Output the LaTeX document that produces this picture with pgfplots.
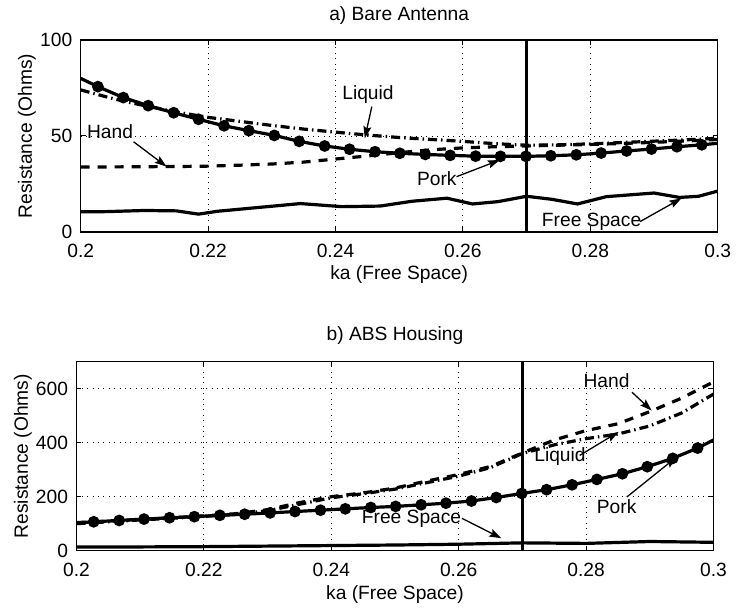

---

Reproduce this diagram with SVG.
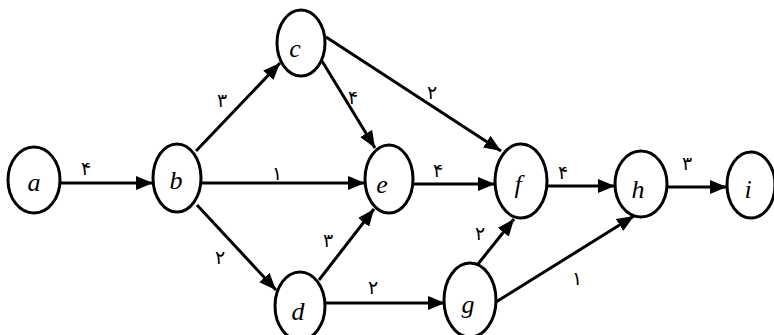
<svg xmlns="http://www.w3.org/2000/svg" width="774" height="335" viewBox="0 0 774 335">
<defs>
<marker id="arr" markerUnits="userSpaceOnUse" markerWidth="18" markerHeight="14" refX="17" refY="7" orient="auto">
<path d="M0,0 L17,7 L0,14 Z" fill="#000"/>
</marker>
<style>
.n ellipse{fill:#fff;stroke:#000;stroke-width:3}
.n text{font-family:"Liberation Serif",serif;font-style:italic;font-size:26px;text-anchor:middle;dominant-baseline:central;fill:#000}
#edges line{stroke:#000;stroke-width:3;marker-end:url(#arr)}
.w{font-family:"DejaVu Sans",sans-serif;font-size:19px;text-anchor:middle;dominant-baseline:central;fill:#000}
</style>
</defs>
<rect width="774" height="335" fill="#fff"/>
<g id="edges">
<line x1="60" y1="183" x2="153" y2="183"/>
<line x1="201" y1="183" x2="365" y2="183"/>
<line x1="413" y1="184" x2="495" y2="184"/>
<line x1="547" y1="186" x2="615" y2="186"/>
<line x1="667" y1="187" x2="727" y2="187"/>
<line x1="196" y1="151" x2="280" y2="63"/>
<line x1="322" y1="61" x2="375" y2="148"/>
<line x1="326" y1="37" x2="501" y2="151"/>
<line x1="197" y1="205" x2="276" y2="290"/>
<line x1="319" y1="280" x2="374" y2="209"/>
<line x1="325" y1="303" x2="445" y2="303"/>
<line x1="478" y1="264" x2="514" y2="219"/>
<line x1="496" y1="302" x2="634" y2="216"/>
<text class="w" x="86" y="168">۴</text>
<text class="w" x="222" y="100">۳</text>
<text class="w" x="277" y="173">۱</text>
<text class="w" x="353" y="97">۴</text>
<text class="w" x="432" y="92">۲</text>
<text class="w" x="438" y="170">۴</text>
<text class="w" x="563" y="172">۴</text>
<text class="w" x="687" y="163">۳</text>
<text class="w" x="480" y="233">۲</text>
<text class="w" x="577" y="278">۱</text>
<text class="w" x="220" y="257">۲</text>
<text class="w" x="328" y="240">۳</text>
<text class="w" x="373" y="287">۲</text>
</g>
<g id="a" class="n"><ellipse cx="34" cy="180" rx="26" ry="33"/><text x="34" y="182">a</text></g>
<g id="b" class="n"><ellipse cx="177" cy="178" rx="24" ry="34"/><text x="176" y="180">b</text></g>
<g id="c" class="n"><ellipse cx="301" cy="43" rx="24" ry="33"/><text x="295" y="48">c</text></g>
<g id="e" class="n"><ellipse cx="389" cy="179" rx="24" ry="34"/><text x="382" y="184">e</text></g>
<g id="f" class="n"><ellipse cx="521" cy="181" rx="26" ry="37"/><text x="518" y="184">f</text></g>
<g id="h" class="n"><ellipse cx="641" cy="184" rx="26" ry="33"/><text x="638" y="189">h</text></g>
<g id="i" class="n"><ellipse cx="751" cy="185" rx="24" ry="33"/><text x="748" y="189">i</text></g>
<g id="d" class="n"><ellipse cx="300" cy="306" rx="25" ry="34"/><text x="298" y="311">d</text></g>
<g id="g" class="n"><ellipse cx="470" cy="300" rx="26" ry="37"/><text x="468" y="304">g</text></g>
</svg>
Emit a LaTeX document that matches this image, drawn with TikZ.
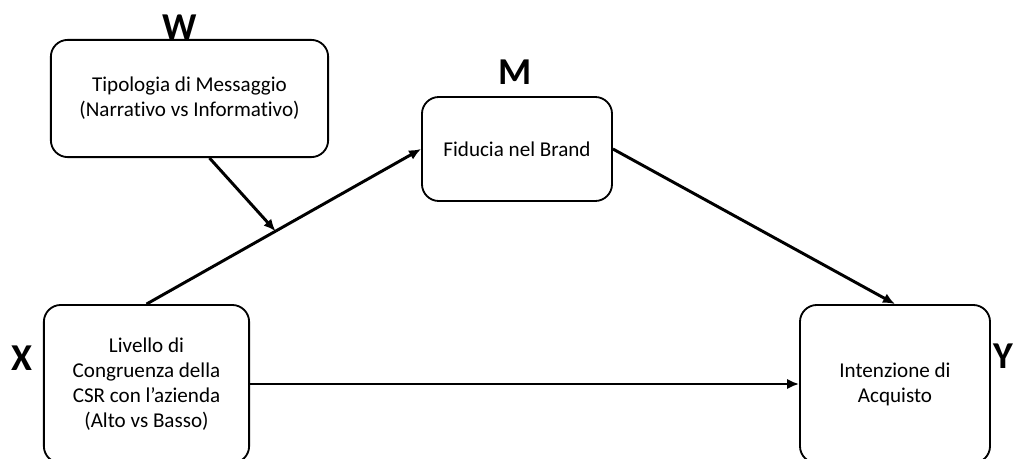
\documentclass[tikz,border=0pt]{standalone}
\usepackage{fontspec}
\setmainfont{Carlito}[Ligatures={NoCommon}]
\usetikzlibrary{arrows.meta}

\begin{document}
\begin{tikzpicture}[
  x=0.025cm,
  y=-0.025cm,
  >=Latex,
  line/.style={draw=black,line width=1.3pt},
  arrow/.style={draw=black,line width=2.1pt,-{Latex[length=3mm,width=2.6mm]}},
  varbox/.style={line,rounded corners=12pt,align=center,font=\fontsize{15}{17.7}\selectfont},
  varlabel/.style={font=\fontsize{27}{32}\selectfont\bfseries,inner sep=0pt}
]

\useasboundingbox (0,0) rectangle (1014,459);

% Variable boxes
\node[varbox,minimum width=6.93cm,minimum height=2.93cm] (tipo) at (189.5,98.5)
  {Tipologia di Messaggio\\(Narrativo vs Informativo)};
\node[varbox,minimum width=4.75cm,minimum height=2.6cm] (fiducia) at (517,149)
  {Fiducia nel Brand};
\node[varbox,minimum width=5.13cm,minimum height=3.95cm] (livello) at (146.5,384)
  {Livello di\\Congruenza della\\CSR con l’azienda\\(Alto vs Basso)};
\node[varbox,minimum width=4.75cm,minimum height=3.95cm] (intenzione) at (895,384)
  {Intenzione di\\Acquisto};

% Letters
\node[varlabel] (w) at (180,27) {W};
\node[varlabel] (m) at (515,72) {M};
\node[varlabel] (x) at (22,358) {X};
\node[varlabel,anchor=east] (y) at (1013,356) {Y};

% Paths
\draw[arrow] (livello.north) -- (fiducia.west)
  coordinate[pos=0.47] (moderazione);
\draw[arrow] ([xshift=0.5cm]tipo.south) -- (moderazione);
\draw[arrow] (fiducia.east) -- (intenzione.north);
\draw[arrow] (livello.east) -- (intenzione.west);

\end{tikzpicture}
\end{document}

==

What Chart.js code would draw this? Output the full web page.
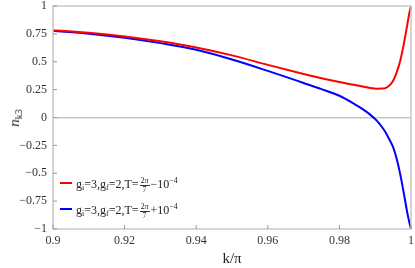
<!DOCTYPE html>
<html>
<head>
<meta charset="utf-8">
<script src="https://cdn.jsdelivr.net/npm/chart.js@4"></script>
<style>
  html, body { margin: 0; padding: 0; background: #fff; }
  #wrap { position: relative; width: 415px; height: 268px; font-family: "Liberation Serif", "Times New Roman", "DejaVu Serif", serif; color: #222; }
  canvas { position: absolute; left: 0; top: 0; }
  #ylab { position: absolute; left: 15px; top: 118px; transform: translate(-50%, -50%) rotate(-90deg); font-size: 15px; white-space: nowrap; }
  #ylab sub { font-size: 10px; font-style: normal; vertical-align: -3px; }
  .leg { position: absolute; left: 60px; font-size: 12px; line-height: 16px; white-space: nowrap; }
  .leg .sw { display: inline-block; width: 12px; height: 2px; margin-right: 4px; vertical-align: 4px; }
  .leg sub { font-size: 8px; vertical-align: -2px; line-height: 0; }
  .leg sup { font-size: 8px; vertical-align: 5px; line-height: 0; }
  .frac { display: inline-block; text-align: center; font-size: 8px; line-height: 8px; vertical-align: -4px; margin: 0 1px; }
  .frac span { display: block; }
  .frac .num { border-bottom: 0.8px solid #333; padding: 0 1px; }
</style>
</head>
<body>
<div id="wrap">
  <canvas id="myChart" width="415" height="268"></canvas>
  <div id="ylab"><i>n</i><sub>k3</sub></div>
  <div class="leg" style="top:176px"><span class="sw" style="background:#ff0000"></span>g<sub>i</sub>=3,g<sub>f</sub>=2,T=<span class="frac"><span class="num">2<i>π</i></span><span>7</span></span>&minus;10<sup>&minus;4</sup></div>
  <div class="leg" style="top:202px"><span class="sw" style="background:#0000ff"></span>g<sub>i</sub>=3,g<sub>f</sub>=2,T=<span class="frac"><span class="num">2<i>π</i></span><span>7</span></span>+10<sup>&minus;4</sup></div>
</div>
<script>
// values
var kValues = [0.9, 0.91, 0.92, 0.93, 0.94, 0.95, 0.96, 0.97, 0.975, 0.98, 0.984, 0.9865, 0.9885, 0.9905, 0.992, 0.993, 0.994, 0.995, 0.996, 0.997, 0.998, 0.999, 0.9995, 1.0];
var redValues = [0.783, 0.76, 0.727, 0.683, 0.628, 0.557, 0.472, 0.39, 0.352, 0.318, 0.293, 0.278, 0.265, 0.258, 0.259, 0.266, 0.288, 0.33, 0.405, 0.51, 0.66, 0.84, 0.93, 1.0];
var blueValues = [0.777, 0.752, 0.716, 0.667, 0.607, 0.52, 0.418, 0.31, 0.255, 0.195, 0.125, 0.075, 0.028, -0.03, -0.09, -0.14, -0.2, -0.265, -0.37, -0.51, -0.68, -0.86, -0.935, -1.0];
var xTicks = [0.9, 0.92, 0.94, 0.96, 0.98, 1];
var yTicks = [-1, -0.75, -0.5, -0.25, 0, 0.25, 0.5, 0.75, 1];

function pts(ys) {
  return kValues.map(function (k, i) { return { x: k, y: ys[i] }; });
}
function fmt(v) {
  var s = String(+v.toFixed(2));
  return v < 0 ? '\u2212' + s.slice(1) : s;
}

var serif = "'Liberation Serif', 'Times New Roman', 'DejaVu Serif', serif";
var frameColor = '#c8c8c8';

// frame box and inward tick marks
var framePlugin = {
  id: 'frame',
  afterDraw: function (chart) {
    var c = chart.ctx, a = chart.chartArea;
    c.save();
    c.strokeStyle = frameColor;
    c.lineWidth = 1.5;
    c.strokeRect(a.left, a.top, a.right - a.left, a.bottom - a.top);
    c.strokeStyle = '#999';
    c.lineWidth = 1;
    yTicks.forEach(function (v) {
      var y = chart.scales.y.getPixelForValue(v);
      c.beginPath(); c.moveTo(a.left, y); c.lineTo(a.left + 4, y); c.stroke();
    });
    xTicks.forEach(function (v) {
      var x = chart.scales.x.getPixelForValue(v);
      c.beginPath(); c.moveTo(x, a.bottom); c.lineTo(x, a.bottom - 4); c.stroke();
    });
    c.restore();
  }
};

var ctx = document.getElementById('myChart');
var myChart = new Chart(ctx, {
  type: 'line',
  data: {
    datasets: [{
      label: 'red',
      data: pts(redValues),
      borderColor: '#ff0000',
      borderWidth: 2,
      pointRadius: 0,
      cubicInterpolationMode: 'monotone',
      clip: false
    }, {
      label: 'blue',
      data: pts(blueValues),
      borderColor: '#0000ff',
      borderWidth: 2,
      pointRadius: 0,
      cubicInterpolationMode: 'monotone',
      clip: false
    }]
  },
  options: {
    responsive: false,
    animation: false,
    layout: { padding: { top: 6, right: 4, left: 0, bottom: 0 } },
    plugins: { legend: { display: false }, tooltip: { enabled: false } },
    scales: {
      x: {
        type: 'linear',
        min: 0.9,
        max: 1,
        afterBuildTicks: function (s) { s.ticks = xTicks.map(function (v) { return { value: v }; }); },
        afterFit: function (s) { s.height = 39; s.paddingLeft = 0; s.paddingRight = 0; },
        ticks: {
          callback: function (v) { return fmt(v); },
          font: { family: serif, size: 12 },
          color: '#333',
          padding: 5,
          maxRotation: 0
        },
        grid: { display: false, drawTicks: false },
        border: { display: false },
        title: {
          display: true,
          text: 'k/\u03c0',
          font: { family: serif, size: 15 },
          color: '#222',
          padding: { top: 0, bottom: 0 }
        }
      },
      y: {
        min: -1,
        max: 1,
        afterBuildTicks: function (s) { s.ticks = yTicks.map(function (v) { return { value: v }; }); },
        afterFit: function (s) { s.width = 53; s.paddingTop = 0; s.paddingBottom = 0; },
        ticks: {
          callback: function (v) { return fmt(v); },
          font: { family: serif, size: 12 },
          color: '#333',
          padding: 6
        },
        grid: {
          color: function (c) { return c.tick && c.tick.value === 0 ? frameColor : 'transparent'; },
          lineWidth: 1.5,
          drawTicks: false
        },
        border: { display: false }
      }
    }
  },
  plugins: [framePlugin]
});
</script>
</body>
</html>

§ Exercise task:
In the listing above, find the line with "Emit a LaTeX" and the line with "(0,0) rectangle (1014,459);". Set down both and every line between them, minus the pictures.

§ Task response:
Emit a LaTeX document that matches this image, drawn with TikZ.
\documentclass[tikz,border=0pt]{standalone}
\usepackage{fontspec}
\setmainfont{Carlito}[Ligatures={NoCommon}]
\usetikzlibrary{arrows.meta}

\begin{document}
\begin{tikzpicture}[
  x=0.025cm,
  y=-0.025cm,
  >=Latex,
  line/.style={draw=black,line width=1.3pt},
  arrow/.style={draw=black,line width=2.1pt,-{Latex[length=3mm,width=2.6mm]}},
  varbox/.style={line,rounded corners=12pt,align=center,font=\fontsize{15}{17.7}\selectfont},
  varlabel/.style={font=\fontsize{27}{32}\selectfont\bfseries,inner sep=0pt}
]

\useasboundingbox (0,0) rectangle (1014,459);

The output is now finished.